To combat the concerning rise in the prevalence of NCDs among children and adolescents, Apollo has launched an industry-first Pediatric ProHealth program, which curates tests that conduct a holistic assessment of the child, based on their family history and age group. In addition to routine tests that most pediatric check-ups conduct like development, growth, dermatological, dental etc., the ProHealth test further evaluates their risk of NCDs along with an in-depth mental health assessment.
Dr Sathya Sriram, CEO – Preventive Health, Apollo, said, “Pediatric screenings often prioritize developmental disorders and infectious diseases, leaving lifestyle factors and NCDs relatively overlooked. Addressing lifestyle diseases in children requires a significant awareness amongst parents and schools to ensure early intervention and creating supportive environments for healthy living. We have adapted Apollo’s personalised health check program – ProHealth – to focus on the health milestones of children and adolescents, along with our pediatricians. Our Pediatric ProHealth screening does a comprehensive assessment of every child’s physical, mental, and emotional health and offers guidance on hearing, vision, allergy, nutrition, fitness, sleep, vaccinations, as well as learning. Timely preventive screenings can help identify risk factors because of family history, genetics, or environmental factors and ensure early intervention to combat and reverse the impact of NCDs.”
A few measures to ensure children stay one step ahead of NCDs:
- Body Mass Index (BMI): Annual measurement to monitor for overweight or obesity.
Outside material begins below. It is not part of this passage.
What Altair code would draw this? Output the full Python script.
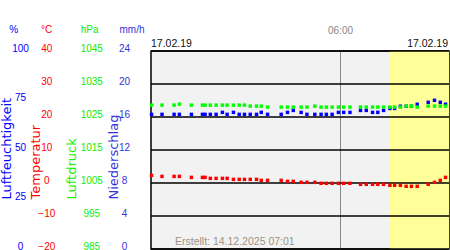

- Blood Pressure: Yearly checks to detect hypertension early.
- Blood Glucose: Annual screening for diabetes or prediabetes, especially in adolescents with risk factors.
- Blood Lipid Profile: Assess cholesterol levels, typically starting from age 9-11, then between 17- 21 years.
- Liver Function Tests: Monitoring for non-alcoholic fatty liver disease in children with obesity, as indicated.
- Growth Monitoring: Annual checks of height and weight during pediatric visits.
- Developmental Assessments: Regular evaluations during pediatric check-ups.
- Dental Check-ups: Every 6 months to a year for oral health.
- Vision and Hearing Tests: Vision and hearing should be screened once in 2 years after the age of 3 and annually if screening turned positive.
- Mental Health Screening: Annual assessments for stress, depression, or anxiety.
- Iron and Vitamin Levels: Checks for nutritional deficiencies based on diet and risk factors.
- Chest X-ray: As recommended by a pediatrician, typically for respiratory symptoms.
- Ultrasound of the Abdomen: Used to assess abdominal pain or abnormalities, as indicated.